Una soluzione potrebbe essere rappresentata dal cosiddetto “piano Malthouse” che consiste nell’allungamento di un anno del periodo di transizione per garantire la realizzazione di un accordo di libero mercato tra le parti, ma ponendo la fine del 2021 come data termine oltre la quale ci sarebbe un’uscita secondo i termini del Wto con un accordo commerciale provvisorio in attesa di un accordo complessivo sulle future relazioni.

Per ora, in attesa che riprendano le negoziazioni, un’uscita No-Deal il 29 marzo, per quanto da nessuno auspicata, non è ancora da escludere, e per questo molte aziende stanno approntando dei piani per fronteggiare tale eventualità, così come sia la Commissione Europea che il Governo britannico hanno emanato delle linee guida su come fronteggiare un eventuale scenario da “Hard Brexit”. Anche in Italia, Paese caratterizzato da forti interrelazioni con il Regno Unito, ci si sta preparando per limitare i danni nel caso di una Brexit senza accordi.

Nelle scorse settimane è stata presentata una proposta parlamentare, con firmatari tra gli altri i deputati Massimo Ungaro e Lia Quartapelle, finalizzata a mettere in atto tutte le misure necessarie a tutelare i cittadini italiani e le relazioni economico-politiche tra Italia e Regno Unito.
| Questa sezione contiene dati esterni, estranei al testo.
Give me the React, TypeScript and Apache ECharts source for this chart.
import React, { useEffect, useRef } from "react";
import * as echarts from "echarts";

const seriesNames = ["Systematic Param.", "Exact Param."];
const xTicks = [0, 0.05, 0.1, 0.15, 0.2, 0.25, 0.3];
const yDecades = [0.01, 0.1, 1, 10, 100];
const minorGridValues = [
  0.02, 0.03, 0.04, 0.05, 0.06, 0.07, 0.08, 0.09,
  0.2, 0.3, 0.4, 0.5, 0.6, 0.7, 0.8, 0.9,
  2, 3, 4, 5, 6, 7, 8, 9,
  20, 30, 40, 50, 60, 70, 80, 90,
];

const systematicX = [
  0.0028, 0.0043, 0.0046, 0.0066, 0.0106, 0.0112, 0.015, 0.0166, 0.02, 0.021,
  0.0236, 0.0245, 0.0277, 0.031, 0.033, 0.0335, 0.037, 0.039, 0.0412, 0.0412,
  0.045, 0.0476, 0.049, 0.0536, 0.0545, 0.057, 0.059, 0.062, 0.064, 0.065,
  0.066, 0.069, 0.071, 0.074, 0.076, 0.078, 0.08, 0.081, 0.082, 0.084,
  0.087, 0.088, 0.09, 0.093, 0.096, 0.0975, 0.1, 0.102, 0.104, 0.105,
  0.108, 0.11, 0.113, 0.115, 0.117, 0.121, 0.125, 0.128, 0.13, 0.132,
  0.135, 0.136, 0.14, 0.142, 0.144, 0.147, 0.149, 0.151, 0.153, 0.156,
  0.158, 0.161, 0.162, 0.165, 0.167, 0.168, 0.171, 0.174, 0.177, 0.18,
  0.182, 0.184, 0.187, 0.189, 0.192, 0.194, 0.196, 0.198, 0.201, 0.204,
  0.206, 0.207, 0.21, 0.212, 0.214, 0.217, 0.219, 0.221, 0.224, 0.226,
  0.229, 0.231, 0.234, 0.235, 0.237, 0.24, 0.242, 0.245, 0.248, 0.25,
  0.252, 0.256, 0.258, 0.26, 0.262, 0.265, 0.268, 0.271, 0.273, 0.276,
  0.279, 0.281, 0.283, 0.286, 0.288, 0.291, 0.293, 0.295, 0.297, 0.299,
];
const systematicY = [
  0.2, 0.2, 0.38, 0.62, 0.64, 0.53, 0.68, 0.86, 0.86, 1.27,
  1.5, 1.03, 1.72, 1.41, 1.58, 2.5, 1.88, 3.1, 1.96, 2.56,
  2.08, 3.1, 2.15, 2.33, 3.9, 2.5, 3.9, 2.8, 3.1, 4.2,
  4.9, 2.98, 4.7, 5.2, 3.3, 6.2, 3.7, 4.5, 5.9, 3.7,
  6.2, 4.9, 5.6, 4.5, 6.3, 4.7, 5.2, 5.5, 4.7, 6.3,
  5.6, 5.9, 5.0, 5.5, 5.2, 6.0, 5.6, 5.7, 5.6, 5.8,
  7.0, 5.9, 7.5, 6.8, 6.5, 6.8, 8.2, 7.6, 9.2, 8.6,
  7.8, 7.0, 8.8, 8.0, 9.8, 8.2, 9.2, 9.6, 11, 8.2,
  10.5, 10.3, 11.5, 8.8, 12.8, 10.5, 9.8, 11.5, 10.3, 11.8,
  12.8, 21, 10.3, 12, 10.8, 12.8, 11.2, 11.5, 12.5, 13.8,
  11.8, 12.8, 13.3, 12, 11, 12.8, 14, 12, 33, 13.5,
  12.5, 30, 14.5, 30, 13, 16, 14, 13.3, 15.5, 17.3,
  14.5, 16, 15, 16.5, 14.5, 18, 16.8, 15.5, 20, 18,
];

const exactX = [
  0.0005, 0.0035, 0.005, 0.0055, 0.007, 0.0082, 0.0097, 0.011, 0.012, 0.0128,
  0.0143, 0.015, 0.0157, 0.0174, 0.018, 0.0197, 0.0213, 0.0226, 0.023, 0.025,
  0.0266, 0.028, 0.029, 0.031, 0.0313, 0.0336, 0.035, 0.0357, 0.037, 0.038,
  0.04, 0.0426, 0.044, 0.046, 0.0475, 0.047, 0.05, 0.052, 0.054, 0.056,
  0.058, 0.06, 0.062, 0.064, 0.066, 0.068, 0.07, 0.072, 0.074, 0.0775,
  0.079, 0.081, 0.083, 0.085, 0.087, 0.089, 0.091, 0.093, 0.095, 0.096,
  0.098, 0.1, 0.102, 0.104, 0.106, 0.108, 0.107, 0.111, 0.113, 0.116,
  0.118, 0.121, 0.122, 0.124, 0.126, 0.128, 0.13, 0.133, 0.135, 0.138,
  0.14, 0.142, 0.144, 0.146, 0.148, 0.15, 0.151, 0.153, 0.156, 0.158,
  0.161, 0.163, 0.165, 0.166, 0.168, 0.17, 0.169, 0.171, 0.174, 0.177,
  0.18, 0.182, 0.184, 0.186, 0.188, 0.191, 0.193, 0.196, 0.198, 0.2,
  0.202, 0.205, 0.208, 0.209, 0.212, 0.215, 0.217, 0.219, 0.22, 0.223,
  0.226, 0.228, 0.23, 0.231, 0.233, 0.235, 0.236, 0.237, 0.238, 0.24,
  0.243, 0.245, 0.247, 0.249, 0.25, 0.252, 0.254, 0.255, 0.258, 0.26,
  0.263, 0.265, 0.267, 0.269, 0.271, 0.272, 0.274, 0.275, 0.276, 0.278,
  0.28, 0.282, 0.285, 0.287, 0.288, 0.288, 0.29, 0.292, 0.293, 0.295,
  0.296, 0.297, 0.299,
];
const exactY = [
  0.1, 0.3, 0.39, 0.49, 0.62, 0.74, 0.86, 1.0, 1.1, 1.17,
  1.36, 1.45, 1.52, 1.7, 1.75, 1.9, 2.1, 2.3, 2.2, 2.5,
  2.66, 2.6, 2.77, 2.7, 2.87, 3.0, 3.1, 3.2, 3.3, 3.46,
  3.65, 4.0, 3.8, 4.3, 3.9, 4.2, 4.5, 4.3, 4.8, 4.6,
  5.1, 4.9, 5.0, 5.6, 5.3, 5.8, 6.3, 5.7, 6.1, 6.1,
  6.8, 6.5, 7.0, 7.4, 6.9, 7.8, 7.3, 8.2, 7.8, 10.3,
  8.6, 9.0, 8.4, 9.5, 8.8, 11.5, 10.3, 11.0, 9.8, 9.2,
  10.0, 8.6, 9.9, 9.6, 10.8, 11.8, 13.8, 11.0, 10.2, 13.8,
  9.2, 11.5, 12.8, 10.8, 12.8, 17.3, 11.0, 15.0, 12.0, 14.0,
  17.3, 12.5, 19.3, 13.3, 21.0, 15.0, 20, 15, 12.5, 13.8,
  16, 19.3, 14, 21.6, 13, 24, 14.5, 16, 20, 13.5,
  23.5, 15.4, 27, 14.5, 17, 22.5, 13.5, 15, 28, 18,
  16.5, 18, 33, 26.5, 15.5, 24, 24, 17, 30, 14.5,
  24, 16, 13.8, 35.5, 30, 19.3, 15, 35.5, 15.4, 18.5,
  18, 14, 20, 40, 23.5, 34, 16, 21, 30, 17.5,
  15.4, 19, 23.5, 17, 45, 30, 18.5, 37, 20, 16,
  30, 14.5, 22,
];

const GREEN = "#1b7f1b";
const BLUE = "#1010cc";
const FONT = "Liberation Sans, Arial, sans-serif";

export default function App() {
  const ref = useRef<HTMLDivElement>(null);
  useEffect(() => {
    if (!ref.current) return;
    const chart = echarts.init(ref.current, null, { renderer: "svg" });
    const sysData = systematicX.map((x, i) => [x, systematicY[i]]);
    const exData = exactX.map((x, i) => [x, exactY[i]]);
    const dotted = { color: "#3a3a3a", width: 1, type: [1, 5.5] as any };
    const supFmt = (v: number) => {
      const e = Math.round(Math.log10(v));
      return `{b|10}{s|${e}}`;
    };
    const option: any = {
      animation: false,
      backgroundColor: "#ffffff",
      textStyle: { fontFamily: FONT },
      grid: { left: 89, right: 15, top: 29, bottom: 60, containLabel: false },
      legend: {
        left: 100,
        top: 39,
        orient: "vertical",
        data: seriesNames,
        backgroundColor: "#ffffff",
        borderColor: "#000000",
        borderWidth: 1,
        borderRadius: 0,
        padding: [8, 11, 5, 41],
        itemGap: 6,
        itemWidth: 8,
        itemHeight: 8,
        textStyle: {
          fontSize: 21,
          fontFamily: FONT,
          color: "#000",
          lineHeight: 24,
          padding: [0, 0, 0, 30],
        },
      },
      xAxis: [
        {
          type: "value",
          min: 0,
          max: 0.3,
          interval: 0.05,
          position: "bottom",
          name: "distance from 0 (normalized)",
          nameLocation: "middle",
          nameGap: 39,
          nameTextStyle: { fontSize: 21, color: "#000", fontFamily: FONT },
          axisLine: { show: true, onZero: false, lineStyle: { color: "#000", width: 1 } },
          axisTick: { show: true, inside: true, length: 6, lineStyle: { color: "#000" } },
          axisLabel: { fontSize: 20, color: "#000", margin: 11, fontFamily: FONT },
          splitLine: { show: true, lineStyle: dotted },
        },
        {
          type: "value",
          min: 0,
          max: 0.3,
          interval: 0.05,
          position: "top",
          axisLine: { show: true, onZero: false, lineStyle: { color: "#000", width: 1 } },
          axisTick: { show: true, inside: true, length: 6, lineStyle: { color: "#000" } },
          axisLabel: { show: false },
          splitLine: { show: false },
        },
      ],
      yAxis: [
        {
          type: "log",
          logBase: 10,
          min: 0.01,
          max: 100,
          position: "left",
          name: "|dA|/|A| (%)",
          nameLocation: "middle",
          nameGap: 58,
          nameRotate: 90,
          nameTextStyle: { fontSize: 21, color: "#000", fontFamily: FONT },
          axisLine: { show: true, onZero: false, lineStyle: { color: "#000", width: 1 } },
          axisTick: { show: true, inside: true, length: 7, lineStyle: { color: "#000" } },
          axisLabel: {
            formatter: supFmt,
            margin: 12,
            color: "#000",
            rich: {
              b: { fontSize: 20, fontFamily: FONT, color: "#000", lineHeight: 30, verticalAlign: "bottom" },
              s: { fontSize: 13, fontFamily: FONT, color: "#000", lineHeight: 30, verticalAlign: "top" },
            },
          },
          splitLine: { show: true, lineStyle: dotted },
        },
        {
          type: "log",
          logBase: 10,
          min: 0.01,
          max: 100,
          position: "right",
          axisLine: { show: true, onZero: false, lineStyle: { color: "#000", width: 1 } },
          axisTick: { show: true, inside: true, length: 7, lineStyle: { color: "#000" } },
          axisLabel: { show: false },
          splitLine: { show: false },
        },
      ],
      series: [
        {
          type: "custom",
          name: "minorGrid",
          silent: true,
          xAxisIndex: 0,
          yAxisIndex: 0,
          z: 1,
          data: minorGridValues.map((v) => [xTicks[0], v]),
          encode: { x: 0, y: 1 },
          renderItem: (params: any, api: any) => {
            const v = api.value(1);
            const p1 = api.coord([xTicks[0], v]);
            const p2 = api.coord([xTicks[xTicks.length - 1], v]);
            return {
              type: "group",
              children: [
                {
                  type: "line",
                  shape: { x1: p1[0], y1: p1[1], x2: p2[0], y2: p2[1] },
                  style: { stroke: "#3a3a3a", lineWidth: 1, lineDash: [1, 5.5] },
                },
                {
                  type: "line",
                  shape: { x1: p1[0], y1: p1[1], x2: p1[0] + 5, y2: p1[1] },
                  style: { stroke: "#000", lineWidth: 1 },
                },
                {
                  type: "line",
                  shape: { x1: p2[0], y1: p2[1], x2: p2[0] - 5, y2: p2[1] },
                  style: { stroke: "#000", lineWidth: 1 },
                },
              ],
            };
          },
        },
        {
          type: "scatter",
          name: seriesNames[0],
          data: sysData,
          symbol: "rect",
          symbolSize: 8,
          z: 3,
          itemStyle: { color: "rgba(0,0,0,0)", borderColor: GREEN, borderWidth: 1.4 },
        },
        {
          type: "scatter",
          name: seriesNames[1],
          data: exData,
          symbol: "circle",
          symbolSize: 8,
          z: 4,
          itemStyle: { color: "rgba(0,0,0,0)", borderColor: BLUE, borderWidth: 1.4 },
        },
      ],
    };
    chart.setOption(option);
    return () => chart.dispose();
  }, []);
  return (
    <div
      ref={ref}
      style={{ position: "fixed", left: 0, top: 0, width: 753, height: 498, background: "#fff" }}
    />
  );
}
Necessità ribadita, per quanto attiene al settore finanziario, anche dal presidente di Select Milano Bepi Pezzulli. Sul tema è negli scorsi giorni intervenuto il ministero dell’Economia e delle Finanze che, in stretto raccordo con le Autorità di Vigilanza e le associazioni di categoria, ha predisposto misure, da adottarsi con decreto legge laddove ne ricorresse la necessità, finalizzate a garantire la stabilità finanziaria e la continuità operativa di mercati e intermediari sia per gli operatori britannici che svolgono l’attività in Italia che viceversa.

Lo scenario No-Deal non si può ancora escludere, ma il voto di ieri sera a Westminster imprime una nuova spinta per il raggiungimento di un accordo. Un nuovo round di colloqui tra le parti abbia inizio.